INFORMATION SUPPLIED:
• • • • • • •
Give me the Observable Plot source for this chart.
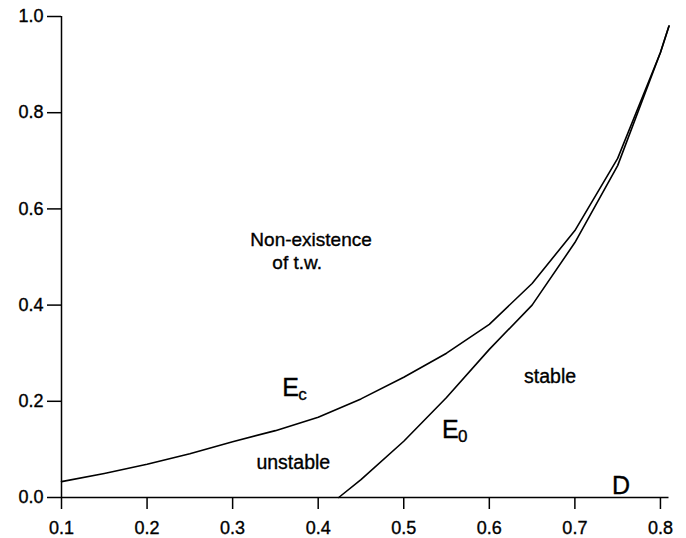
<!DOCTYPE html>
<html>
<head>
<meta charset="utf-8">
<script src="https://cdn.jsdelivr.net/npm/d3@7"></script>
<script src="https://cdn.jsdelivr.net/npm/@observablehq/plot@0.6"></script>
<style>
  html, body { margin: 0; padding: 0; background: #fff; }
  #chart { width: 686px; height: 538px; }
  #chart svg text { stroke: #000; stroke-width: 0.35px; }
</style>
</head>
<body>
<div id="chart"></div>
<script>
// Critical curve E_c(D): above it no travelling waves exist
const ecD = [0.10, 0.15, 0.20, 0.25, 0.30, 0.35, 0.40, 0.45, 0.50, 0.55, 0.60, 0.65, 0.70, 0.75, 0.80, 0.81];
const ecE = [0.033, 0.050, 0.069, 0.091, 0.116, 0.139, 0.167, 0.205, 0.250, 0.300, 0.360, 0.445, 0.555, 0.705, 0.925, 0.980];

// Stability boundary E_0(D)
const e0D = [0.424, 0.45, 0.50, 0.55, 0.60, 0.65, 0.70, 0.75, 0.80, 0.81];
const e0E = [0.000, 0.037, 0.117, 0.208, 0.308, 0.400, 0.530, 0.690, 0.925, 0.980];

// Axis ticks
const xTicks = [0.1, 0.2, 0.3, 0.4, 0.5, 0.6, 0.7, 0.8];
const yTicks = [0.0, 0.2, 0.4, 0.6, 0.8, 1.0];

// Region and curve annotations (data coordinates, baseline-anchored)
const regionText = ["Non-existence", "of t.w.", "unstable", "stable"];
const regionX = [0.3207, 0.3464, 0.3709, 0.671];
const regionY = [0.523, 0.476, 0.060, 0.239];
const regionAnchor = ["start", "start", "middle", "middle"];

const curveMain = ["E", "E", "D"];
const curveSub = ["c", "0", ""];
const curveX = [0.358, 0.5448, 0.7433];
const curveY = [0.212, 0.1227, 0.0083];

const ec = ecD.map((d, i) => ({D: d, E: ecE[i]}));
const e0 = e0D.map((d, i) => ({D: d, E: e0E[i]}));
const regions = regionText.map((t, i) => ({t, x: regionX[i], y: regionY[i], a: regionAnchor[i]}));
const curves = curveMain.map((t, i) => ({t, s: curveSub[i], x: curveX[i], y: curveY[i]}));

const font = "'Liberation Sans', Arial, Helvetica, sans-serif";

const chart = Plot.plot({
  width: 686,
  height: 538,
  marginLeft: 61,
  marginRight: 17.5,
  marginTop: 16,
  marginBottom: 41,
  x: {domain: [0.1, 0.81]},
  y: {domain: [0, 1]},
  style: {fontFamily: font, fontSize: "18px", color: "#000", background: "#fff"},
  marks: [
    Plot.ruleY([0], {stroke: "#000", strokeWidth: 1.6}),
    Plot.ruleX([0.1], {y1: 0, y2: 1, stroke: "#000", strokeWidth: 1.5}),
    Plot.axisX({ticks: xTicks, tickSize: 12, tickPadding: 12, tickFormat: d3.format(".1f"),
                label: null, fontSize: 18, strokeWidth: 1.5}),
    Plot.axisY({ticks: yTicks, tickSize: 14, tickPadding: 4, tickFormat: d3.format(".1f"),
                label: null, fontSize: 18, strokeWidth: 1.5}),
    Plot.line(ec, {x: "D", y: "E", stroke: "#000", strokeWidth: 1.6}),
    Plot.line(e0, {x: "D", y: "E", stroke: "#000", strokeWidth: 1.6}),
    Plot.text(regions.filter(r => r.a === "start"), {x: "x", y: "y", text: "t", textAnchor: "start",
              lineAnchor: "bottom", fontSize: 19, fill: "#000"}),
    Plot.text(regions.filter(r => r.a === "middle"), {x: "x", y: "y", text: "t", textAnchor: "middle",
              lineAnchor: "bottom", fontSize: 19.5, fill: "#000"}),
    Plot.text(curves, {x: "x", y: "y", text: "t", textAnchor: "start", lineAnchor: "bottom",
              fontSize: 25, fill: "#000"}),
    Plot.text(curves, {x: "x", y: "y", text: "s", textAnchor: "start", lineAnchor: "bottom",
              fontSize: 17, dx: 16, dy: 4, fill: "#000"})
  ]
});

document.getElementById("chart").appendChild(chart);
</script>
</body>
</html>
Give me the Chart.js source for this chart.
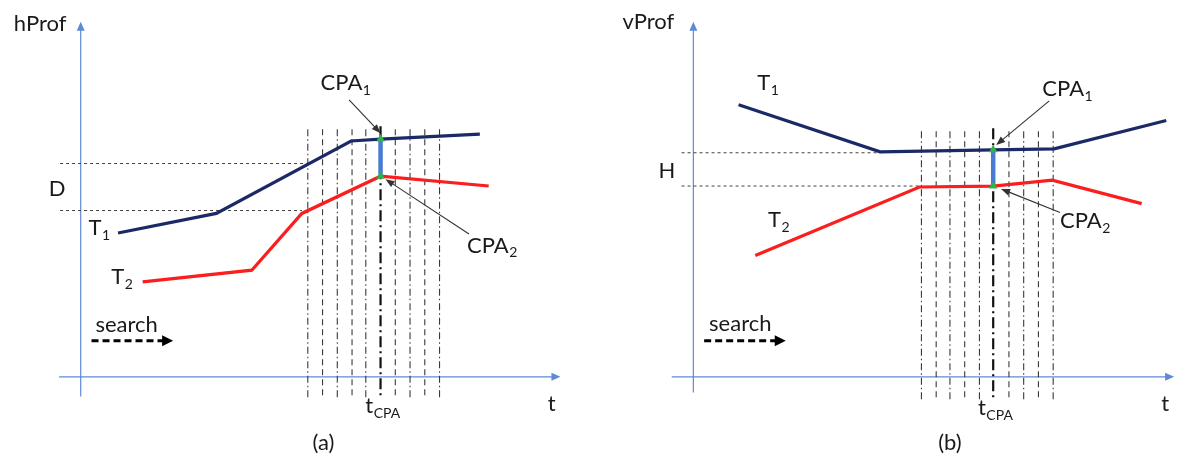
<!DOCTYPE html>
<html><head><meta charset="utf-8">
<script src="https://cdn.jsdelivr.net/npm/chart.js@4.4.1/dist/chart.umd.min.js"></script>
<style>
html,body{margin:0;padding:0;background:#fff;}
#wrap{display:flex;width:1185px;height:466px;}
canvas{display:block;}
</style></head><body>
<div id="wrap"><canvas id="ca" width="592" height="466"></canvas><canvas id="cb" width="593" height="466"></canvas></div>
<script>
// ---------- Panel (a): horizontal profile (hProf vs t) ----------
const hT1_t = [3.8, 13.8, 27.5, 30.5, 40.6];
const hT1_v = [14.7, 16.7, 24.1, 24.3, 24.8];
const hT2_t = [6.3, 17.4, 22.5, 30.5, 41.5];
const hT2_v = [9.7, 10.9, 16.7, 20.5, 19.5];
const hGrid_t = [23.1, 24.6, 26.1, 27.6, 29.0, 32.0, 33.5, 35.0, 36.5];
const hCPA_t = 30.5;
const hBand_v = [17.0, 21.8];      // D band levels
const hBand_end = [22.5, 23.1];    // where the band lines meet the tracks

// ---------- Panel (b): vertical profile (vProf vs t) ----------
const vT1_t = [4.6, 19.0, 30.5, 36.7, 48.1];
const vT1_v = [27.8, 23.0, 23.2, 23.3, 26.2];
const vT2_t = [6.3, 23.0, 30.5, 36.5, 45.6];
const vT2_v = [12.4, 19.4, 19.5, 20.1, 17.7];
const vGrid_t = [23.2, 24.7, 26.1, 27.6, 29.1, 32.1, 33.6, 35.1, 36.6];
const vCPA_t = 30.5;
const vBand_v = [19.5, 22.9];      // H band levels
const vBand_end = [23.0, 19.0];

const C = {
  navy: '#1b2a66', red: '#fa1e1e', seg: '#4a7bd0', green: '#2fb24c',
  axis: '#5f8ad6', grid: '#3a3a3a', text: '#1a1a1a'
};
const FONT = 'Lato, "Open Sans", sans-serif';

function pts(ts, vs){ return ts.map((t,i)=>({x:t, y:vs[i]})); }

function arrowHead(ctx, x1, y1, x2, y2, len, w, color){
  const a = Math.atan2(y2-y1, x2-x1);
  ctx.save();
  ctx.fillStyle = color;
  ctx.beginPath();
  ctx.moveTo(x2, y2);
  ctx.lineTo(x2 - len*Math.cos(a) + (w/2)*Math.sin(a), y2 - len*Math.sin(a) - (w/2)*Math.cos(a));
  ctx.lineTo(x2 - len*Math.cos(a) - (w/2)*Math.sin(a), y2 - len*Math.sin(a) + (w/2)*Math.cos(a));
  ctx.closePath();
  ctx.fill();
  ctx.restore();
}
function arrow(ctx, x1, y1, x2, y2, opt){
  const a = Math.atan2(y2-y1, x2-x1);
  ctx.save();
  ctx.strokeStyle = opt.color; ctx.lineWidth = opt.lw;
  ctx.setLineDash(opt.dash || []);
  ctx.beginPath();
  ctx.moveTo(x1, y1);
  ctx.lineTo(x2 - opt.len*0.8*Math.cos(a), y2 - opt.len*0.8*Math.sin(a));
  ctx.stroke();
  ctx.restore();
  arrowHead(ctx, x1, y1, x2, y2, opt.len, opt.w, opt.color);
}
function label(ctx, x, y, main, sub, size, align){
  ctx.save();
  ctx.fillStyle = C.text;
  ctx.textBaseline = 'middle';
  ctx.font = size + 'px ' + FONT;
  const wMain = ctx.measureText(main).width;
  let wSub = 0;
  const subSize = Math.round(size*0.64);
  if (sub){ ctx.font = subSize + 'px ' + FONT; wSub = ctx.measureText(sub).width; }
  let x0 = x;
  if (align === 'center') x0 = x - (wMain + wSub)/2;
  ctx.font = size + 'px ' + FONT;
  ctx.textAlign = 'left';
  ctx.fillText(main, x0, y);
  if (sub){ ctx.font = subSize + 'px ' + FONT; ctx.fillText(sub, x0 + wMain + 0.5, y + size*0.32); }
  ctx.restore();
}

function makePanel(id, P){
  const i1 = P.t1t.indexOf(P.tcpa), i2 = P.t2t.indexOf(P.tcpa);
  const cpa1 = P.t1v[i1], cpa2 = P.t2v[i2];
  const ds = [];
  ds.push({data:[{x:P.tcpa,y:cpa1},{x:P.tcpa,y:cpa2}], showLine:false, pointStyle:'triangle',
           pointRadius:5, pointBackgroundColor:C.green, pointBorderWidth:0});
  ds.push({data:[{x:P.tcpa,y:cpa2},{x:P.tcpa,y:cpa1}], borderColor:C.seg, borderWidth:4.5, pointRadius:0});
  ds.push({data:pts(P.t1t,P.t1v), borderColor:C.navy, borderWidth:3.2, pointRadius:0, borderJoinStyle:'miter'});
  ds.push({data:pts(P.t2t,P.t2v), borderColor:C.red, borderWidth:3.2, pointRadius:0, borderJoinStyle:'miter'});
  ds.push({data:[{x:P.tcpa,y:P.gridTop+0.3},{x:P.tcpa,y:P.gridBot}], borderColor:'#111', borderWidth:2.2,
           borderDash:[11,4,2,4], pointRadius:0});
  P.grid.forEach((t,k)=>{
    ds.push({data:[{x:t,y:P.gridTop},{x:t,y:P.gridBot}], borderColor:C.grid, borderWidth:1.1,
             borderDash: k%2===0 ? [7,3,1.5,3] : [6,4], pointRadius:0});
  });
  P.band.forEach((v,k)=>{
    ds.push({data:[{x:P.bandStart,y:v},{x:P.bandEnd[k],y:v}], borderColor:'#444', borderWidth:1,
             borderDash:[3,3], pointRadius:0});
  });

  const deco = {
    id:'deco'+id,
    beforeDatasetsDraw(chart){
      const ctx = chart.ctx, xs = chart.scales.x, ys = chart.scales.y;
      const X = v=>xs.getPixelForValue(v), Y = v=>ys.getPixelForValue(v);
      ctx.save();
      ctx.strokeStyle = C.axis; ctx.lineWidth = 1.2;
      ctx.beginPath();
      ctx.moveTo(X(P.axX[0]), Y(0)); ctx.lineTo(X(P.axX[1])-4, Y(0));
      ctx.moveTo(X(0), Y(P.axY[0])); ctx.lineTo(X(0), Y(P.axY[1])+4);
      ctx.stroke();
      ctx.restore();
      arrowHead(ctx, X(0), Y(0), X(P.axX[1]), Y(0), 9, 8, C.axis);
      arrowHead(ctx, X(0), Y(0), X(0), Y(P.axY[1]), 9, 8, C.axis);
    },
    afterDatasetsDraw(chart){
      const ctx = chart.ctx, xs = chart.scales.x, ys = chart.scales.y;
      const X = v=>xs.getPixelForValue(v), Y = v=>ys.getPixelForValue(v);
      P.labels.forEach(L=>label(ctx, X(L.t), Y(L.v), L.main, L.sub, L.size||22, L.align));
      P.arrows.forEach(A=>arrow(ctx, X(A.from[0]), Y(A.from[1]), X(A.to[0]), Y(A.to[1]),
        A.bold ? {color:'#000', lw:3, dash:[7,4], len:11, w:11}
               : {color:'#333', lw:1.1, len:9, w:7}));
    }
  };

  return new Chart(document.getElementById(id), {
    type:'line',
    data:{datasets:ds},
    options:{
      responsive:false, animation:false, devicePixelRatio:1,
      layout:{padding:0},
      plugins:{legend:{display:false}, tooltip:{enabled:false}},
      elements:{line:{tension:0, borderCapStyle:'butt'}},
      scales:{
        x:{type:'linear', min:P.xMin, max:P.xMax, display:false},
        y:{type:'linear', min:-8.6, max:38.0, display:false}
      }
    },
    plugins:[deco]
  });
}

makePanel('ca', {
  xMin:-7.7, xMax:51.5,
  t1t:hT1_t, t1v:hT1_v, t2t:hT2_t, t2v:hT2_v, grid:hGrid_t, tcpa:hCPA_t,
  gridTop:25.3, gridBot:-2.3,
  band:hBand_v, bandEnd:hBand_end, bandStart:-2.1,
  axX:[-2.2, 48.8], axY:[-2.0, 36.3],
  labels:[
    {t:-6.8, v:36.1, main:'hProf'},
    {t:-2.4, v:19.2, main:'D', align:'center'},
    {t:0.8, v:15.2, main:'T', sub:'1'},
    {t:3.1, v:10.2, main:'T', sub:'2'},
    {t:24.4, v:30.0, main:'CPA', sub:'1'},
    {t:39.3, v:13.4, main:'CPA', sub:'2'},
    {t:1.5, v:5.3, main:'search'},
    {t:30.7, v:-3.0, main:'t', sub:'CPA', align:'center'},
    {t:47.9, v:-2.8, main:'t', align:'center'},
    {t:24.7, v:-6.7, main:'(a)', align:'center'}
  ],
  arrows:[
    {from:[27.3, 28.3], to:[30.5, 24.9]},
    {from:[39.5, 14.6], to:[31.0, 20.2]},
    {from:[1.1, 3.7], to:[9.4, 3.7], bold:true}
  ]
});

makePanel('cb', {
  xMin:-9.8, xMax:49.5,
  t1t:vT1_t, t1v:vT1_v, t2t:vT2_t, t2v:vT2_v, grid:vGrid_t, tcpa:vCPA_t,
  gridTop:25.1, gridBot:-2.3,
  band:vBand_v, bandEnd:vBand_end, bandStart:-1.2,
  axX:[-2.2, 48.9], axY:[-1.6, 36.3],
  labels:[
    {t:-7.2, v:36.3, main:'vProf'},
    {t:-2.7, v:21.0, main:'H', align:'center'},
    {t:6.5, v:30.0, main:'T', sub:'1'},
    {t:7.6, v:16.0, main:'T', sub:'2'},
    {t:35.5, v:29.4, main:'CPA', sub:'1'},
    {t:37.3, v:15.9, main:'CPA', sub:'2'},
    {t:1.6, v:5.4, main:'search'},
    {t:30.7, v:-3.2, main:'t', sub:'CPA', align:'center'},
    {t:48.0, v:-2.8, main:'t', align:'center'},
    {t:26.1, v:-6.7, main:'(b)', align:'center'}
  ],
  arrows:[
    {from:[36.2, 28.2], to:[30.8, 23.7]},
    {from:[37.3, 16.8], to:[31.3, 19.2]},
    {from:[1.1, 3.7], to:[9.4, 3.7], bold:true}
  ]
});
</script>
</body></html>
• • • • • • •
WHAT YOU HAVE TO DO: In the listing above, find the line containing "Give me the Chart.js source for this chart." and the line containing "const hBand_end = [22.5, 23.1];", then return both of them and every line between, exactly, without pictures.

SOLUTION TO THIS TASK:
Give me the Chart.js source for this chart.
<!DOCTYPE html>
<html><head><meta charset="utf-8">
<script src="https://cdn.jsdelivr.net/npm/chart.js@4.4.1/dist/chart.umd.min.js"></script>
<style>
html,body{margin:0;padding:0;background:#fff;}
#wrap{display:flex;width:1185px;height:466px;}
canvas{display:block;}
</style></head><body>
<div id="wrap"><canvas id="ca" width="592" height="466"></canvas><canvas id="cb" width="593" height="466"></canvas></div>
<script>
// ---------- Panel (a): horizontal profile (hProf vs t) ----------
const hT1_t = [3.8, 13.8, 27.5, 30.5, 40.6];
const hT1_v = [14.7, 16.7, 24.1, 24.3, 24.8];
const hT2_t = [6.3, 17.4, 22.5, 30.5, 41.5];
const hT2_v = [9.7, 10.9, 16.7, 20.5, 19.5];
const hGrid_t = [23.1, 24.6, 26.1, 27.6, 29.0, 32.0, 33.5, 35.0, 36.5];
const hCPA_t = 30.5;
const hBand_v = [17.0, 21.8];      // D band levels
const hBand_end = [22.5, 23.1];    // where the band lines meet the tracks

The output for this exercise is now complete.